His address to the nation on Dec. 25, 1991, lasted only a few minutes. While he was still speaking, with the red Soviet flag at his side, the red flag above the Kremlin was being replaced by the Russian white-blue-red tricolor.

The new masters of the Kremlin took his departure so literally that they moved in the next day. "They gathered in my office and drank a bottle of whisky for their 'victory,'" Gorbachev said with contempt at a news conference Friday, The Associated Press reported. "I have never spoken to Yeltsin again."

Filming History

Igor Belyayev, a filmmaker who spent hours and days with Gorbachev during that last week in the Kremlin, directed the new documentary.

"This is a film about a man whom Russia failed to understand and appreciate," Belyayev said in an interview last week. "I want him to be loved by the people while he is still alive. I want him to be appreciated and loved as a person."

The original filming was initiated by Yegor Yakovlev, who had taken over as chief of Gosteleradio, the state television and radio company, after the previous management was fired in the aftermath of the failed August 1991 coup.

According to Belyayev, Yakovlev felt the need to somehow record history. That was not easy, given that at the time, Russia's leadership was extremely sensitive to any attention paid to Gorbachev. A solution was found in the form of a joint Russian-American project by CNN and Gosteleradio to film Gorbachev's exit.

The actual filming was done by Belyayev and his crew, but the plan was for CNN and the Russians to come up with two different films. While CNN showed the film around the world soon after the events, the Russian part of the project stalled.

"I was left with all these tapes, which I promptly took home and stuck under a sofa, where they remained for 10 years," Belyayev said. "I wasn't even sure that the footage hadn't deteriorated."

When RTR asked Belyayev, a veteran documentary director, if he wished to pick a Nobel Prize winner from Russia to do a film about, the answer was obvious.

"I had a debt [to Gorbachev] that I needed to repay. And I am very happy now that I've done it," Belyayev said.

Belyayev has warm memories from those days with Gorbachev. "I sensed that Gorbachev liked being with me. He relaxed when he spent time with me. I was a person very close to him, I felt like his ally, that I was helping him," Belyayev said.

The two men had known each other since both were students at Moscow State University, although they were not close. Belyayev, 69, now sees Gorbachev, 70, as a symbol of his generation.

"We are a lost generation. We were born too late to become war veterans, and too early to become cosmonauts," Belyayev said. "Gorbachev has become the figure, the main representative of this generation, of our views, of what we essentially are."

Last Kremlin Days

Gorbachev's last days in the Kremlin appeared uneventful. With no country to rule, he is left only with the nuclear suitcase and an office with a plaque that says: "M.S. Gorbachev, president of the Union of Soviet Socialist Republics."

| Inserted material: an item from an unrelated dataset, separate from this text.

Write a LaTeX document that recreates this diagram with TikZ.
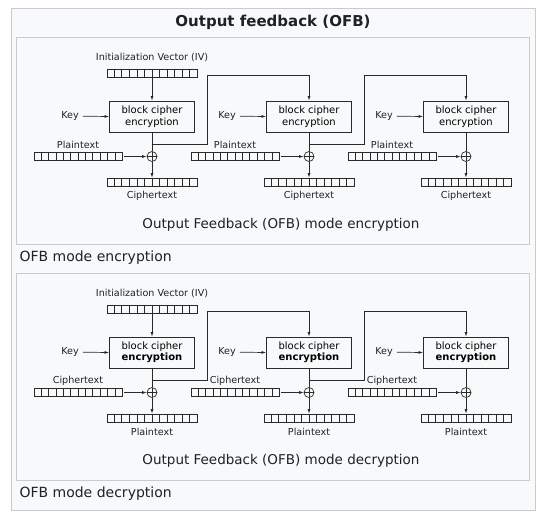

In Belyayev's film, he is shown holding talks with officials, receiving visiting diplomats and taking care of unfinished business, such as passing over to fellow Nobel Prize winner Alexander Solzhenitsyn the KGB documents related to his persecution in the 1960s and 1970s.

Gorbachev said he would not resort to force to stay in power.

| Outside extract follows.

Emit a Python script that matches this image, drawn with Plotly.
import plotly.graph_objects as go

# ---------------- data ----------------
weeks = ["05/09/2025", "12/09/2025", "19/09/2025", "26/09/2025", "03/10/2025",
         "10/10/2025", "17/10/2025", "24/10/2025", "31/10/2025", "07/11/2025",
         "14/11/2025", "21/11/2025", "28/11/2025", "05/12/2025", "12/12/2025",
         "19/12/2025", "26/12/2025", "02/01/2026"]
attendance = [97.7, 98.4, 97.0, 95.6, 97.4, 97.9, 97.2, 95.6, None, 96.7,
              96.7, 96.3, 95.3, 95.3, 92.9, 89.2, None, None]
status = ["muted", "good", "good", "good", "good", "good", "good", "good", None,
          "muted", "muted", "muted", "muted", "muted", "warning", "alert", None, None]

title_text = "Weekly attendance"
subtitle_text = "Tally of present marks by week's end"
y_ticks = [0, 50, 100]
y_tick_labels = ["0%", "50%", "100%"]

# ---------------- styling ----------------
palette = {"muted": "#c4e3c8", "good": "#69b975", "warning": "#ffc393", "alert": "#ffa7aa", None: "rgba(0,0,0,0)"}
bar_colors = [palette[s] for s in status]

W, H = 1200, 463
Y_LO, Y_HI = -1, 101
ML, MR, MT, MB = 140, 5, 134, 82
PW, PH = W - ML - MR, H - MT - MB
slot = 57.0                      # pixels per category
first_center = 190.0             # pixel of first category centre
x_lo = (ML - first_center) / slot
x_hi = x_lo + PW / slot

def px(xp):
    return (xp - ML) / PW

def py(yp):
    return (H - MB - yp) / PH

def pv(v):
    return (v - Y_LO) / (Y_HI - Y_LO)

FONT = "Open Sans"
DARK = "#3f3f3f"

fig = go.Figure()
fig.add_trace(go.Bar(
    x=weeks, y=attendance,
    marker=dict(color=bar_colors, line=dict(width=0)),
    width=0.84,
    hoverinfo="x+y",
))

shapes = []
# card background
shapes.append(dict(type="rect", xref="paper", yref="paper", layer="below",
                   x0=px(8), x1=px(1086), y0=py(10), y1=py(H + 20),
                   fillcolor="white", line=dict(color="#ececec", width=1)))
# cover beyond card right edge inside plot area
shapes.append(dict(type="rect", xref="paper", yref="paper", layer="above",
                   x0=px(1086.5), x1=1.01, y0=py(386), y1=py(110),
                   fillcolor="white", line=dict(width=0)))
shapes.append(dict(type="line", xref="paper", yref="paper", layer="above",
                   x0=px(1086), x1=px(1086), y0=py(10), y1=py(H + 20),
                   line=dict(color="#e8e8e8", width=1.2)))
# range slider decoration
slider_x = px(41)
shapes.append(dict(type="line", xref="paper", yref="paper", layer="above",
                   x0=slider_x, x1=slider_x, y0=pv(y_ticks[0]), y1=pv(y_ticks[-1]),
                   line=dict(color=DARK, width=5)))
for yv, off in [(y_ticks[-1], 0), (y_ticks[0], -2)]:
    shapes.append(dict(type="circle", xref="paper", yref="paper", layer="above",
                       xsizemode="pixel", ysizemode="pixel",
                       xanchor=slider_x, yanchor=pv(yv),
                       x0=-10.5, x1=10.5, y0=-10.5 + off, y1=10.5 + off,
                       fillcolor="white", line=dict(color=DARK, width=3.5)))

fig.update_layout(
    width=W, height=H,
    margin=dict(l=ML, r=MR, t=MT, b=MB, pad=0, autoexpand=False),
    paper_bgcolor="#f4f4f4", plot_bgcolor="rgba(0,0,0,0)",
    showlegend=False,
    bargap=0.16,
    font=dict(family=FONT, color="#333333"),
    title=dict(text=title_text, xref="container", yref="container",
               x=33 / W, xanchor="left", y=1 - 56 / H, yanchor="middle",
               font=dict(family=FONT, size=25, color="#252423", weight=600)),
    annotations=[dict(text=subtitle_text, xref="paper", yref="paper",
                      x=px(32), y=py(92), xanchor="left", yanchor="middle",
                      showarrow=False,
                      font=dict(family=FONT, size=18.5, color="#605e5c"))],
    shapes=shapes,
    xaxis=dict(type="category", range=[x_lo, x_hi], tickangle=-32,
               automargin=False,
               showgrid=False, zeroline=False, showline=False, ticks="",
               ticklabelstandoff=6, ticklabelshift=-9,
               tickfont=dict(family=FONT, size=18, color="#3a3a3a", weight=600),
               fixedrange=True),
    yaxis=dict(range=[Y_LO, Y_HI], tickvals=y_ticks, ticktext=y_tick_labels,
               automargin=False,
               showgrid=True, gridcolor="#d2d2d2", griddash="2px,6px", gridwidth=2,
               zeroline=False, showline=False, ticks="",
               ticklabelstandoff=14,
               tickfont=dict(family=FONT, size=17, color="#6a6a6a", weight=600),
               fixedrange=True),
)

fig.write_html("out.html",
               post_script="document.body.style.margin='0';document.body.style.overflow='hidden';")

"If I'd ever wanted to remain in the structures of power, that wouldn't have been too difficult," he said in 1991. "I care little about prestige. If that were the case, if that were in my nature, I wouldn't have started the reforms and wouldn't have given up the power I had."

He continued on the same theme 10 years later. "There is no power tougher and stricter than the power of democracy," Gorbachev said. "And the nomenklatura failed the test of democratic power. The intelligentsia failed this test, too."

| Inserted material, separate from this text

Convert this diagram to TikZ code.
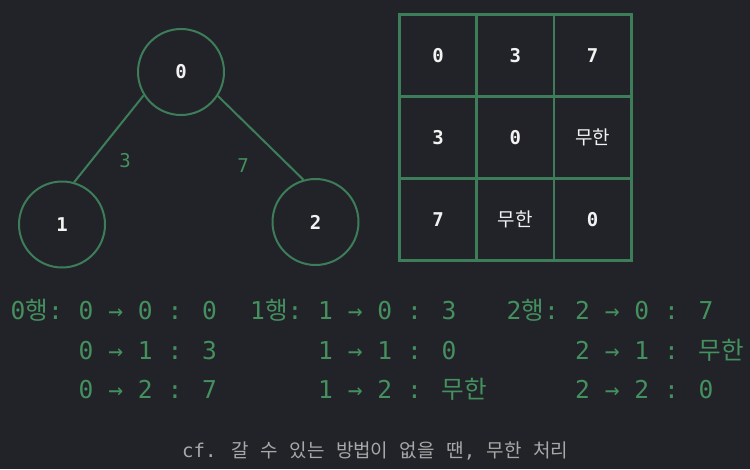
\documentclass[tikz,border=0pt]{standalone}
\usepackage{fontspec}
\setmainfont{DejaVu Sans Mono}
\newfontfamily\kr{Noto Sans CJK KR}
\definecolor{bg}{HTML}{212328}
\definecolor{gline}{HTML}{3E7D59}
\definecolor{gtext}{HTML}{45905F}
\definecolor{wtext}{HTML}{F2F2F2}
\definecolor{ctext}{HTML}{A8A8A8}
\begin{document}
\begin{tikzpicture}[x=1pt,y=-1pt,
  vertex/.style={circle,draw=gline,line width=2pt,minimum size=86pt,inner sep=0pt,
    text=wtext,font=\fontsize{19}{19}\selectfont\bfseries},
  edge/.style={draw=gline,line width=2pt},
  elabel/.style={inner sep=0pt,text=gtext,font=\fontsize{19}{19}\selectfont},
  cell/.style={rectangle,draw=gline,line width=2.5pt,minimum width=77.3pt,minimum height=82.1pt,
    inner sep=0pt,text=wtext,font=\fontsize{19}{19}\selectfont\bfseries},
  row/.style={anchor=base west,inner sep=0pt,text=gtext,font=\fontsize{24.6}{25}\selectfont},
  caption/.style={anchor=base west,inner sep=0pt,text=ctext,font=\fontsize{19}{19}\selectfont}
]
\fill[bg] (0,0) rectangle (750,469);
\useasboundingbox (0,0) rectangle (750,469);

% graph
\node[vertex] (v0) at (181,72) {0};
\node[vertex] (v1) at (62,224.5) {1};
\node[vertex] (v2) at (315.5,222) {2};
\draw[edge] (v0.212) -- (v1.74);
\draw[edge] (v0.327) -- (v2.106.6);
\node[elabel] (w01) at (125,161) {3};
\node[elabel] (w02) at (243,166) {7};

% matrix
\node[cell] (m00) at (438,55.35) {0};
\node[cell] (m01) at (515.3,55.35) {3};
\node[cell] (m02) at (592.6,55.35) {7};
\node[cell] (m10) at (438,137.45) {3};
\node[cell] (m11) at (515.3,137.45) {0};
\node[cell] (m12) at (592.6,137.45) {{\kr\mdseries 무한}};
\node[cell] (m20) at (438,219.55) {7};
\node[cell] (m21) at (515.3,219.55) {{\kr\mdseries 무한}};
\node[cell] (m22) at (592.6,219.55) {0};

% rows
\node[row] (l0) at (10.5,319) {0{\kr 행}:};
\node[row] (r00) at (78.5,319) {0 → 0 : 0};
\node[row] (r01) at (78.5,359) {0 → 1 : 3};
\node[row] (r02) at (78.5,398) {0 → 2 : 7};
\node[row] (l1) at (250,319) {1{\kr 행}:};
\node[row] (r10) at (318,319) {1 → 0 : 3};
\node[row] (r11) at (318,359) {1 → 1 : 0};
\node[row] (r12) at (318,398) {1 → 2 : {\kr 무한}};
\node[row] (l2) at (506.5,319) {2{\kr 행}:};
\node[row] (r20) at (575,319) {2 → 0 : 7};
\node[row] (r21) at (575,359) {2 → 1 : {\kr 무한}};
\node[row] (r22) at (575,398) {2 → 2 : 0};

% caption
\node[caption] (cap) at (182,457) {cf. {\kr 갈} {\kr 수} {\kr 있는} {\kr 방법이} {\kr 없을} {\kr 땐}, {\kr 무한} {\kr 처리}};
\end{tikzpicture}
\end{document}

He still regrets that the Soviet Union collapsed, and remains bitterly disappointed that it was allowed to collapse without a fuss.

"I was astounded. The intelligentsia was silent, the press was silent, everyone was silent. The republics were silent. So no one needed a union state," he said this month. "And what is Russia without the Soviet Union? I don't know. A stump of some sort."

At Friday's news conference, he accused Yeltsin and the leaders of the other republics of ruining the Soviet Union out of personal ambition.

"I was shocked by the treacherous behavior of those people, who cut the country in pieces in order to settle accounts and establish themselves as tsars," Gorbachev said, The Associated Press reported.

He said he couldn't oppose their action because of fear that would push the country toward chaos. "I couldn't choose the path that might have led to rift and civil war in a nation brimming with nuclear weapons," Gorbachev said.

As unappreciated as he is in Russia, Gorbachev remains optimistic that the world will remember him well.

"I still don't know what happiness is," he said in the documentary. "But on the other hand, look at how fate has rewarded me. It allowed me to fulfill myself to lead such a process of renewal that went so far and involved the whole world. God! What other happiness could there be."